When and how did you meet?
Guosong: It was in November 2004.
Naoko: I was his Japanese-language teacher in Shandong Province in China. After graduating from university in 2004, I trained at a school to become a language teacher. The school dispatched me to Shandong for four months as an intern. I taught him for two of those months.
Why did you start studying Japanese?
Guosong: I wanted to study electronics in Japan, so I began to learn the language.
Were you immediately attracted to each other when you first met?
Guosong: We weren’t even friends. She was the first Japanese person I met.
Naoko: On the contrary, I didn’t like him. At the language school in China, there were classes taught by Chinese teachers and Japanese teachers. While my classes were conversation-oriented, Chinese teachers gave vocabulary quizzes, so students were sometimes secretly preparing for the quizzes in my class. But he was doing it so openly. I didn’t have a good impression of him.
How did your relationship become romantic?
Naoko: That was in early 2005, after I went to see my students in the south, in Fujian Province. They took my course for two months and graduated from the school, hoping to get visas to travel to Japan. But all 11 students were refused. So I went to visit and encourage them.
Guosong took me around the town in Fujian, and I thought he really was a good person. I thought it was a rare opportunity to meet a person I felt comfortable with, and it would be a pity if I said goodbye to him. So at the end of my stay there, I asked him if we could be boyfriend and girlfriend. But the day we agreed to be a couple, I had to go back to Shandong.
Guosong: I was surprised. I used to just see her as my teacher.
Naoko: To me, the students were about two years younger, so they were more like my friends. But to them, teachers are someone you respect.
What did you do after you completed your internship?
Naoko: I was determined to be a full-time language teacher, so I went back to Fukuoka to take an exam to become a teacher. But it’s held only once annually, so I had to wait for a year, doing a part-time job and studying.
In 2006, I passed the exam and was dispatched to Xiamen, which is also called Amoy.
Guosong: It’s just across from Taiwan. I was working in Fuzhou, the capital of Fujian Province, as a salesperson at Mizuno. We were able to meet every other week.
Naoko: It took me four to five hours by bus from Xiamen to Fuzhou. But it was good a long-distance relationship become a “middle-distance” relationship. We talked over the phone every day, in very basic Chinese and Japanese.
When were you finally able to be together?
Guosong: I actually quit my job at Mizuno and went to Xiamen in November 2006 to look for work.
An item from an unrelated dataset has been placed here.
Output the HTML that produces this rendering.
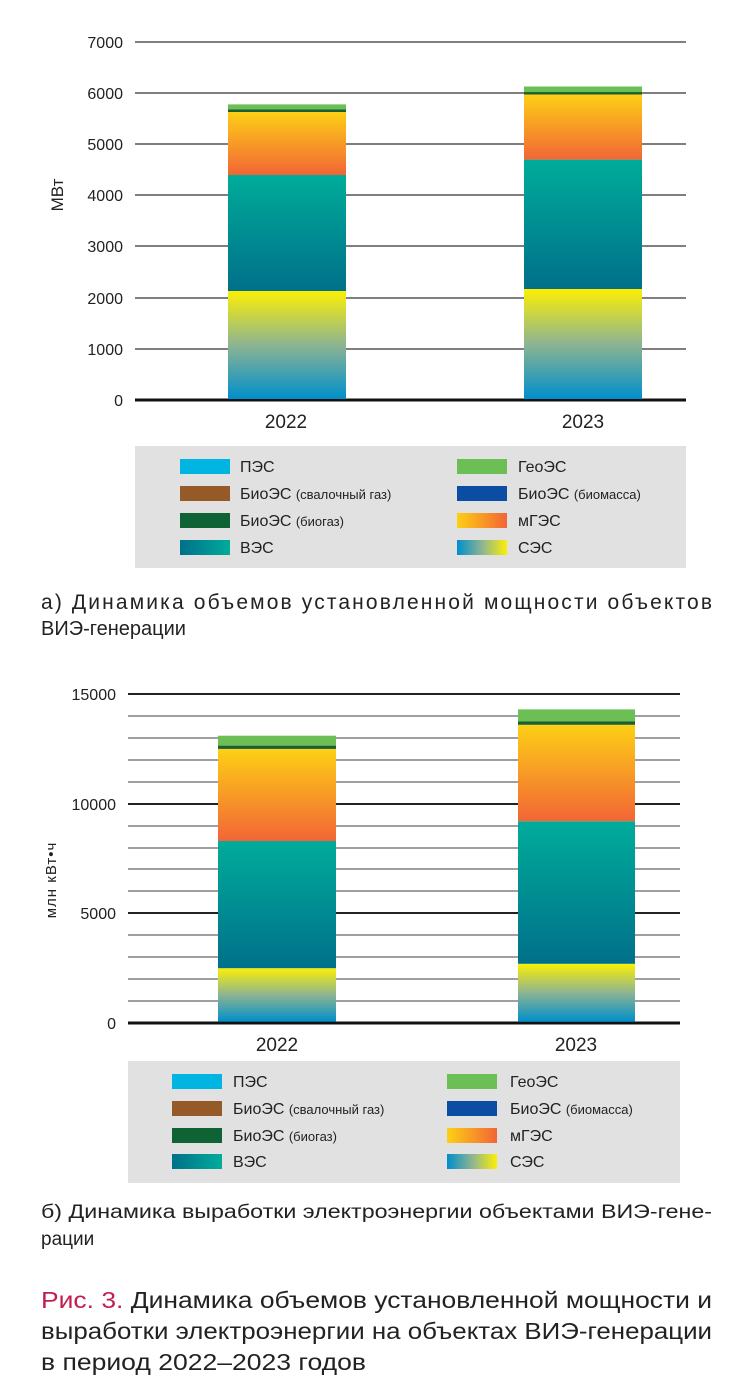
<!DOCTYPE html>
<html><head><meta charset="utf-8"><style>
body{margin:0;background:#fff;width:740px;height:1393px;position:relative;overflow:hidden;font-family:"Liberation Sans",sans-serif;color:#222}
</style></head><body>
<svg width="740" height="1393" style="position:absolute;left:0;top:0">
<defs>
<linearGradient id="ses" x1="0" y1="1" x2="0" y2="0"><stop offset="0" stop-color="#008fcb"/><stop offset="0.5" stop-color="#8db492"/><stop offset="1" stop-color="#fbef05"/></linearGradient>
<linearGradient id="ves" x1="0" y1="1" x2="0" y2="0"><stop offset="0" stop-color="#00708a"/><stop offset="1" stop-color="#00ac9a"/></linearGradient>
<linearGradient id="mg" x1="0" y1="1" x2="0" y2="0"><stop offset="0" stop-color="#f26536"/><stop offset="1" stop-color="#fdd015"/></linearGradient>
<linearGradient id="lses" x1="0" y1="0" x2="1" y2="0"><stop offset="0" stop-color="#008fcb"/><stop offset="0.5" stop-color="#8db492"/><stop offset="1" stop-color="#fbef05"/></linearGradient>
<linearGradient id="lves" x1="0" y1="0" x2="1" y2="0"><stop offset="0" stop-color="#00708a"/><stop offset="1" stop-color="#00ac9a"/></linearGradient>
<linearGradient id="lmg" x1="0" y1="0" x2="1" y2="0"><stop offset="0" stop-color="#fdd015"/><stop offset="1" stop-color="#f26536"/></linearGradient>
</defs>
<g stroke="#555" stroke-width="1.5">
<line x1="135" x2="686" y1="42" y2="42"/><line x1="135" x2="686" y1="93" y2="93"/><line x1="135" x2="686" y1="144" y2="144"/><line x1="135" x2="686" y1="195" y2="195"/><line x1="135" x2="686" y1="246" y2="246"/><line x1="135" x2="686" y1="298" y2="298"/><line x1="135" x2="686" y1="349" y2="349"/>
</g>
<line x1="135" x2="686" y1="400" y2="400" stroke="#111" stroke-width="3"/>
<rect x="228" y="291" width="118" height="108" fill="url(#ses)"/>
<rect x="228" y="175" width="118" height="116" fill="url(#ves)"/>
<rect x="228" y="111.6" width="118" height="63.4" fill="url(#mg)"/>
<rect x="228" y="109.5" width="118" height="2.5" fill="#1a5e32"/>
<rect x="228" y="104.4" width="118" height="5.1" fill="#6cbf55"/>
<rect x="524" y="289" width="118" height="110" fill="url(#ses)"/>
<rect x="524" y="159.6" width="118" height="129.4" fill="url(#ves)"/>
<rect x="524" y="94.2" width="118" height="65.4" fill="url(#mg)"/>
<rect x="524" y="92" width="118" height="2.5" fill="#1a5e32"/>
<rect x="524" y="86.5" width="118" height="5.6" fill="#6cbf55"/>
<g stroke="#666" stroke-width="1.3">
<line x1="128" x2="680" y1="716" y2="716"/><line x1="128" x2="680" y1="738" y2="738"/><line x1="128" x2="680" y1="760" y2="760"/><line x1="128" x2="680" y1="782" y2="782"/>
<line x1="128" x2="680" y1="826" y2="826"/><line x1="128" x2="680" y1="848" y2="848"/><line x1="128" x2="680" y1="869" y2="869"/><line x1="128" x2="680" y1="891" y2="891"/>
<line x1="128" x2="680" y1="935" y2="935"/><line x1="128" x2="680" y1="957" y2="957"/><line x1="128" x2="680" y1="979" y2="979"/><line x1="128" x2="680" y1="1001" y2="1001"/>
</g>
<g stroke="#222" stroke-width="2">
<line x1="128" x2="680" y1="694" y2="694"/><line x1="128" x2="680" y1="804" y2="804"/><line x1="128" x2="680" y1="913" y2="913"/>
</g>
<line x1="128" x2="680" y1="1023" y2="1023" stroke="#111" stroke-width="3"/>
<rect x="218" y="968.2" width="118" height="53.5" fill="url(#ses)"/>
<rect x="218" y="841" width="118" height="127.2" fill="url(#ves)"/>
<rect x="218" y="748.9" width="118" height="92.1" fill="url(#mg)"/>
<rect x="218" y="745.6" width="118" height="3.3" fill="#1a5e32"/>
<rect x="218" y="735.7" width="118" height="9.9" fill="#6cbf55"/>
<rect x="518" y="963.8" width="117" height="58" fill="url(#ses)"/>
<rect x="518" y="821.2" width="117" height="142.6" fill="url(#ves)"/>
<rect x="518" y="724.8" width="117" height="96.4" fill="url(#mg)"/>
<rect x="518" y="721.5" width="117" height="3.3" fill="#1a5e32"/>
<rect x="518" y="709.4" width="117" height="12.1" fill="#6cbf55"/>
<rect x="135" y="446" width="551" height="122" fill="#e1e1e1"/>
<g>
<rect x="180" y="459" width="50" height="15" fill="#00b5e2"/><rect x="180" y="486" width="50" height="15" fill="#955a28"/><rect x="180" y="513" width="50" height="15" fill="#0f6233"/><rect x="180" y="540" width="50" height="15" fill="url(#lves)"/>
<rect x="457" y="459" width="50" height="15" fill="#6cbf55"/><rect x="457" y="486" width="50" height="15" fill="#0b4da2"/><rect x="457" y="513" width="50" height="15" fill="url(#lmg)"/><rect x="457" y="540" width="50" height="15" fill="url(#lses)"/>
</g>
<rect x="128" y="1061" width="552" height="122" fill="#e1e1e1"/>
<g>
<rect x="172" y="1074" width="50" height="15" fill="#00b5e2"/><rect x="172" y="1101" width="50" height="15" fill="#955a28"/><rect x="172" y="1128" width="50" height="15" fill="#0f6233"/><rect x="172" y="1154" width="50" height="15" fill="url(#lves)"/>
<rect x="447" y="1074" width="50" height="15" fill="#6cbf55"/><rect x="447" y="1101" width="50" height="15" fill="#0b4da2"/><rect x="447" y="1128" width="50" height="15" fill="url(#lmg)"/><rect x="447" y="1154" width="50" height="15" fill="url(#lses)"/>
</g>
<g font-family="Liberation Sans, sans-serif" font-size="16" fill="#222" text-anchor="end">
<text x="123" y="48">7000</text><text x="123" y="99">6000</text><text x="123" y="150">5000</text><text x="123" y="201">4000</text><text x="123" y="252">3000</text><text x="123" y="304">2000</text><text x="123" y="355">1000</text><text x="123" y="406">0</text>
<text x="116" y="700">15000</text><text x="116" y="810">10000</text><text x="116" y="919">5000</text><text x="116" y="1029">0</text>
</g>
<g font-family="Liberation Sans, sans-serif" font-size="19" fill="#222" text-anchor="middle">
<text x="286" y="428">2022</text><text x="583" y="428">2023</text>
<text x="277" y="1051">2022</text><text x="576" y="1051">2023</text>
<text transform="translate(63,195) rotate(-90)" font-size="17">МВт</text>
<text transform="translate(56,880) rotate(-90)" font-size="15" letter-spacing="1">млн кВт•ч</text>
</g>
<g font-family="Liberation Sans, sans-serif" font-size="16" fill="#222">
<text x="240" y="472">ПЭС</text><text x="240" y="499">БиоЭС <tspan font-size="13">(свалочный газ)</tspan></text><text x="240" y="526">БиоЭС <tspan font-size="13">(биогаз)</tspan></text><text x="240" y="553">ВЭС</text>
<text x="518" y="472">ГеоЭС</text><text x="518" y="499">БиоЭС <tspan font-size="13">(биомасса)</tspan></text><text x="518" y="526">мГЭС</text><text x="518" y="553">СЭС</text>
<text x="233" y="1087">ПЭС</text><text x="233" y="1114">БиоЭС <tspan font-size="13">(свалочный газ)</tspan></text><text x="233" y="1141">БиоЭС <tspan font-size="13">(биогаз)</tspan></text><text x="233" y="1167">ВЭС</text>
<text x="510" y="1087">ГеоЭС</text><text x="510" y="1114">БиоЭС <tspan font-size="13">(биомасса)</tspan></text><text x="510" y="1141">мГЭС</text><text x="510" y="1167">СЭС</text>
</g>
<g font-family="Liberation Sans, sans-serif" fill="#222">
<text x="41" y="609" font-size="21" textLength="671" lengthAdjust="spacing">а) Динамика объемов установленной мощности объектов</text>
<text x="41" y="635" font-size="20">ВИЭ-генерации</text>
<text x="41" y="1218" font-size="19" textLength="671" lengthAdjust="spacingAndGlyphs">б) Динамика выработки электроэнергии объектами ВИЭ-гене-</text>
<text x="41" y="1245" font-size="19">рации</text>
<text x="41" y="1308" font-size="23" textLength="671" lengthAdjust="spacingAndGlyphs"><tspan fill="#c21e4f">Рис. 3.</tspan> Динамика объемов установленной мощности и</text>
<text x="41" y="1339" font-size="23" textLength="671" lengthAdjust="spacingAndGlyphs">выработки электроэнергии на объектах ВИЭ-генерации</text>
<text x="41" y="1370" font-size="23" textLength="325" lengthAdjust="spacingAndGlyphs">в период 2022–2023 годов</text>
</g>
</svg>
</body></html>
Naoko: We went out together for about a year or so in Xiamen. Then we thought we could be lifelong partners.
Why did you return to Fukuoka?
Naoko: For one thing, I wanted to show him Japan. To decide which country we would live in in the future, we thought it would be better he also experienced Japan for a while. But I thought it’d be tough for both of us to go to Fukuoka and make a brand new start. So I went back first to look for a job.
When did you get married?
Naoko: We registered first in China in 2009. Afterward, we also did so in Fukuoka.
Guosong: And I came to Fukuoka last June to live with her.
You didn’t have a wedding ceremony?
Naoko: No. If we had done it in China, the guests would only have come from Guosong’s side, and if it had been in Fukuoka, they would only be my family and friends. I also don’t like to be the center of attention. I would have been in his hometown because he’s from a farming village where many people have never seen a foreigner.
Guosong: Well, in fact, we plan to do so in the near future.
Guosong: We’re thinking about holding a wedding party in Fukuoka too.
Naoko: (Laughing) We’re not thinking about that!
It’s your first time living in Japan. Have you experienced any culture shock?
Guosong: I didn’t get used to life here at the beginning. I felt nervous. I also worry whether I’m being rude.
Naoko: After I return from work, he always asks me: “I did this today. Is it considered rude?”
Have you started working?
Guosong: Yes, at a ramen shop. I’m in an environment in which I have to speak only Japanese.
Naoko: I think he’ll learn a lot. Now he’s picking up my feminine Japanese, so it’s good he’s surrounded by men!